[Plotting code records]
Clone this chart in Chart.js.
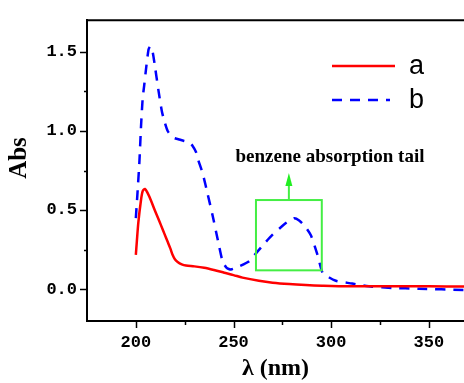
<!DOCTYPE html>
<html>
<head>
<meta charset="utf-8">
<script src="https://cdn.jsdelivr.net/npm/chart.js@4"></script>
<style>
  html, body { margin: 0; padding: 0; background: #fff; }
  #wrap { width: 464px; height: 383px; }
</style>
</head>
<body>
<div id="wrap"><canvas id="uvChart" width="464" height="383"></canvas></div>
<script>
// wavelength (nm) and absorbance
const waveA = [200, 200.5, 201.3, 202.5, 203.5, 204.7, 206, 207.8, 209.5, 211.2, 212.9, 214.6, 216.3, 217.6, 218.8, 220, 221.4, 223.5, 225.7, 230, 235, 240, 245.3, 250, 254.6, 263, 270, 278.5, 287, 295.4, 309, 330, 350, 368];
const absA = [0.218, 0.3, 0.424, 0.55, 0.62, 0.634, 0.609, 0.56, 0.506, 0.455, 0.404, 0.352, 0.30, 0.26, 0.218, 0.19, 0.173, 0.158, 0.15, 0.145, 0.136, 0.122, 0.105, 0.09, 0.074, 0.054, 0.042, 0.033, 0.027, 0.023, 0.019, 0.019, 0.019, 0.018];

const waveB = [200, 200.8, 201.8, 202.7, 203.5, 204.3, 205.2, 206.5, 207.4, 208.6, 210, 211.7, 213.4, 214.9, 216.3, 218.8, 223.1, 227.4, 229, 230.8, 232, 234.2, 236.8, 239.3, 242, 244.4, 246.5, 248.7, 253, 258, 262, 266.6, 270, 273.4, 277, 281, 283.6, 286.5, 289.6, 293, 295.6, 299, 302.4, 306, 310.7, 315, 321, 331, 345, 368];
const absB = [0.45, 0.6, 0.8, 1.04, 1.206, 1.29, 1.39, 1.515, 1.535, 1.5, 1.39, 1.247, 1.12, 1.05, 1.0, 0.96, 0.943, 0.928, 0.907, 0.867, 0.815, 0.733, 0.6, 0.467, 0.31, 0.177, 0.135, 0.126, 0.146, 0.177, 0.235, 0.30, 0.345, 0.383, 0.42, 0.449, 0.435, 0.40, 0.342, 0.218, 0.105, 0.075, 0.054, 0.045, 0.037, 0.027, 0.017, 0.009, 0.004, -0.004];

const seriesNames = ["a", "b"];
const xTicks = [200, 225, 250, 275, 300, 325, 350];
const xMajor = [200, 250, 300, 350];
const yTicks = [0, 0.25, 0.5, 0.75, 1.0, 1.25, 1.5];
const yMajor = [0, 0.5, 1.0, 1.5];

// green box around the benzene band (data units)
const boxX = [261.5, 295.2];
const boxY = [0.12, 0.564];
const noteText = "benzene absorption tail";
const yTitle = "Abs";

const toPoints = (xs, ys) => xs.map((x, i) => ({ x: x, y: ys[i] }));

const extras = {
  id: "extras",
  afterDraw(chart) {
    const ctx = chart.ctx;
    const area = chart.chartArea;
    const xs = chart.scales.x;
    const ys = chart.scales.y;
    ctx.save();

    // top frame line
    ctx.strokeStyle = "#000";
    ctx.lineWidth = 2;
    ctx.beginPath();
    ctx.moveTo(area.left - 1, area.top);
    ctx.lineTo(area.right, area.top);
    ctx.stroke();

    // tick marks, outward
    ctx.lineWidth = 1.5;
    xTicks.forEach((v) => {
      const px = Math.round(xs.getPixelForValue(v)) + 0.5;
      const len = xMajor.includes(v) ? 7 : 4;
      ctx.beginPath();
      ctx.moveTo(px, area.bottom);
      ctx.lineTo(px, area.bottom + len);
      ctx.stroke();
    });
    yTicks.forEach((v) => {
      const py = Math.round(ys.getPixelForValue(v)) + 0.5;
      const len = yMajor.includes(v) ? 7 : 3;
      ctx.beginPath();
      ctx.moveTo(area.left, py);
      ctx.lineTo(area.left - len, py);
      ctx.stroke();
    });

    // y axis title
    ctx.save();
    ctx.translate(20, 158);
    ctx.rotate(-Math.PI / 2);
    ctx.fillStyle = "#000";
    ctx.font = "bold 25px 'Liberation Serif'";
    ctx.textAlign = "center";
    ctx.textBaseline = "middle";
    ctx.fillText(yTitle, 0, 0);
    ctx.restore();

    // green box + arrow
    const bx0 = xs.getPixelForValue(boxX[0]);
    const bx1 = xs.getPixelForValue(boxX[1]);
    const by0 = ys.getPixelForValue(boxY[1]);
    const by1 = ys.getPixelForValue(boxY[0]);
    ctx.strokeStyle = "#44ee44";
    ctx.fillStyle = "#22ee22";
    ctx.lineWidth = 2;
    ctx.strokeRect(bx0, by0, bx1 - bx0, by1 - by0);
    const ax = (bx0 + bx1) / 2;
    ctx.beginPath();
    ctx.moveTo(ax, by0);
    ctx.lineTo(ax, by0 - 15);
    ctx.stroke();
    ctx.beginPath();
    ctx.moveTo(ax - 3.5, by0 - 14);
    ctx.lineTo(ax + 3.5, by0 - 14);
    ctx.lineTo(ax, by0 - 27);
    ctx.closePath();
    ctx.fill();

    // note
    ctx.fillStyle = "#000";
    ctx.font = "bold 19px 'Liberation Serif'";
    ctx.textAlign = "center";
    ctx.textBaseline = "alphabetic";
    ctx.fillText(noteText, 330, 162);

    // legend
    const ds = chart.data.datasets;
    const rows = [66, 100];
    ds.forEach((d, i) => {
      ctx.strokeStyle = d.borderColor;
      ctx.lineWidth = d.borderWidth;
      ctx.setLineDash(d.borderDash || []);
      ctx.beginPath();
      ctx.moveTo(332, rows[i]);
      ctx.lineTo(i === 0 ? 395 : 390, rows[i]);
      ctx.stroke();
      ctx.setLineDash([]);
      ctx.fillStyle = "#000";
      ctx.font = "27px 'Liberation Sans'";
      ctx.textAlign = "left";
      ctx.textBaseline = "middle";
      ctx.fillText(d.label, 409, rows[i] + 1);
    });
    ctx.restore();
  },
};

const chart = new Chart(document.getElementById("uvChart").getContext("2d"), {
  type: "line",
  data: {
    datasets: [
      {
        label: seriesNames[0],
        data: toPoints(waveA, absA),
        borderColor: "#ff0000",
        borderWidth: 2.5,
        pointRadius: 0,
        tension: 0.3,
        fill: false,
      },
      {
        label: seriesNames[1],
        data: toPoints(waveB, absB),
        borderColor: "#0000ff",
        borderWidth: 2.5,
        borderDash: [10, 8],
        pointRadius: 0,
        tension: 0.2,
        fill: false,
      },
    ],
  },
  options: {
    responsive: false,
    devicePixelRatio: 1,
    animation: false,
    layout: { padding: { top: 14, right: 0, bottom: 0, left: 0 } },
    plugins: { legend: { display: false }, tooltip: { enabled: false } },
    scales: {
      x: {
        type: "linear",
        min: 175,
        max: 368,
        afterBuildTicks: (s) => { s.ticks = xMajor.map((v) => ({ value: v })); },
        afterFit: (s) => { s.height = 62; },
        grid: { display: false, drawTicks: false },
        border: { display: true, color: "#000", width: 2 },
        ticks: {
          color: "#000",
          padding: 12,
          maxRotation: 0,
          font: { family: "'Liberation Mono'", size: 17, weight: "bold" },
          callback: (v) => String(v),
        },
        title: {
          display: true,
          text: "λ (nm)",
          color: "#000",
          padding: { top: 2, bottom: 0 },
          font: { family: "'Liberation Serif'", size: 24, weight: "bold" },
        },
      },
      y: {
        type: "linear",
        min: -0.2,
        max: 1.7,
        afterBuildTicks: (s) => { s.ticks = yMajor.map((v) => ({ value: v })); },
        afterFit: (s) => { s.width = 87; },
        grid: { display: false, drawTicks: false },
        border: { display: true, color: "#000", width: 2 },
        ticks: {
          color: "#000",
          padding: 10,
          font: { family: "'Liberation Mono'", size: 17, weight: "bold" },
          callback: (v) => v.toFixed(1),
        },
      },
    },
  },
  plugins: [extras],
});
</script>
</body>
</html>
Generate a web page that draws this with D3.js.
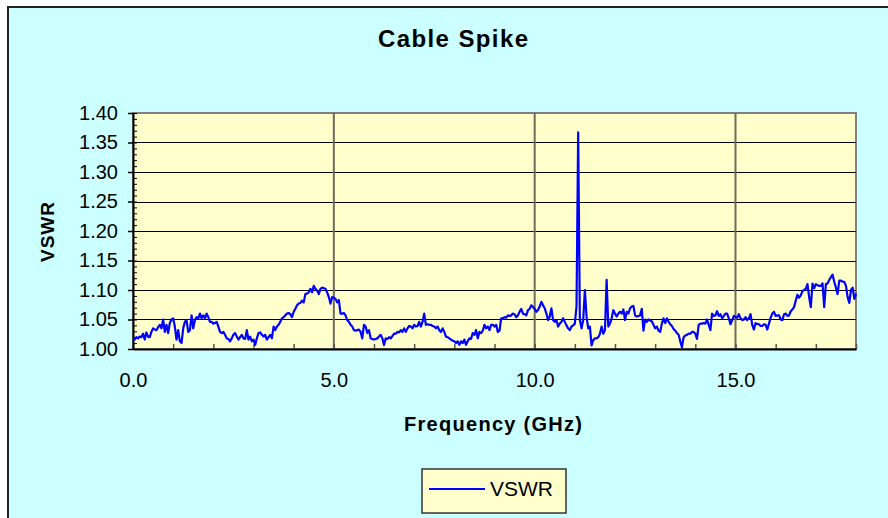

▶ [PROBLEM DETAILS]: Copy all lines from the material that hold "this".

▶ [RESPONSE TO THE EXERCISE]:
Clone this chart in Chart.js.
Generate a web page that draws this with D3.js.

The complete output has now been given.